La ricerca di IDOS e Confronti sottolinea anche che il calo generale evidenziato dai dati è dovuto alla stretta sulla rotta del Mediterraneo, conseguente agli accordi del 2017 tra le autorità libiche e l’Italia, e “a prezzo di un aumento vertiginoso dei morti in mare: secondo l’Organizzazione internazionale per le migrazioni (OIM) tra gennaio e settembre 2018 ben 1.728 (morti, ndr) in tutto il Mediterraneo, di cui 3 su 4 (1.260) nella sola rotta tra Libia e Italia, anche a causa della diminuita capacità di ricerca e soccorso in mare provocata dalla delegittimazione ed esclusione delle navi di ONG impegnate in tali operazioni”.

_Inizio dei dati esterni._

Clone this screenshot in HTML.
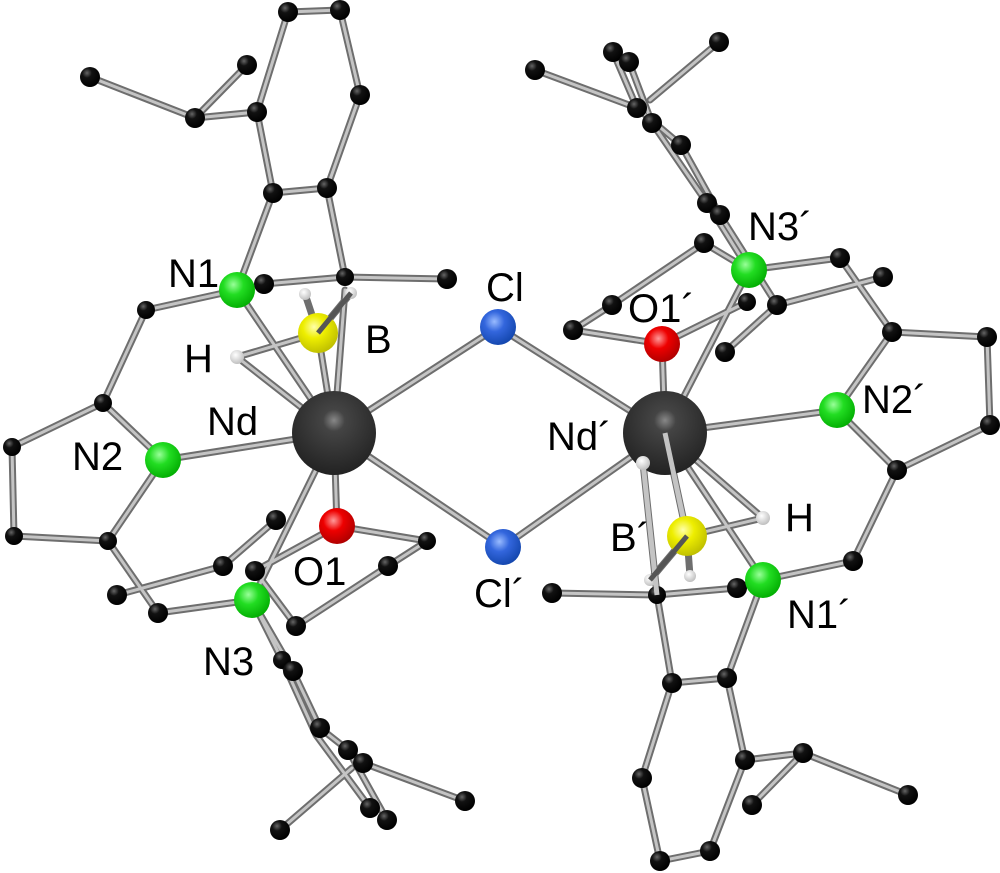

Tale situazione – prosegue il Dossier – “rende ancora più prezioso il progetto pilota dei corridoi umanitari”, avviato in Italia dalla Federazione delle chiese evangeliche in Italia (FCEI) insieme alla Comunità di Sant’Egidio con il sostegno economico della Tavola Valdese, in intesa con i Ministeri dell’Interno e degli Affari Esteri, portando in Italia dal Libano, in modo sicuro e protetto, 1.273 richiedenti asilo di varia nazionalità (siriani, palestinesi, iracheni, yemeniti).
Alla presentazione di Roma, oltre a Claudio Paravati e Luca Anziani, hanno partecipato Luca Di Sciullo, presidente del Centro studi e ricerche IDOS, Alex Zanotelli, padre missionario comboniano, Aboubakar Soumahoro, dirigente dell’Unione sindacale di base e Tatiana Esposito, direttrice generale Immigrazione e politiche di integrazione – Ministero del lavoro e delle politiche sociali, Antonio Ricci, vicepresidente Centro studi e ricerche IDOS, Luigi Manconi, direttore UNAR.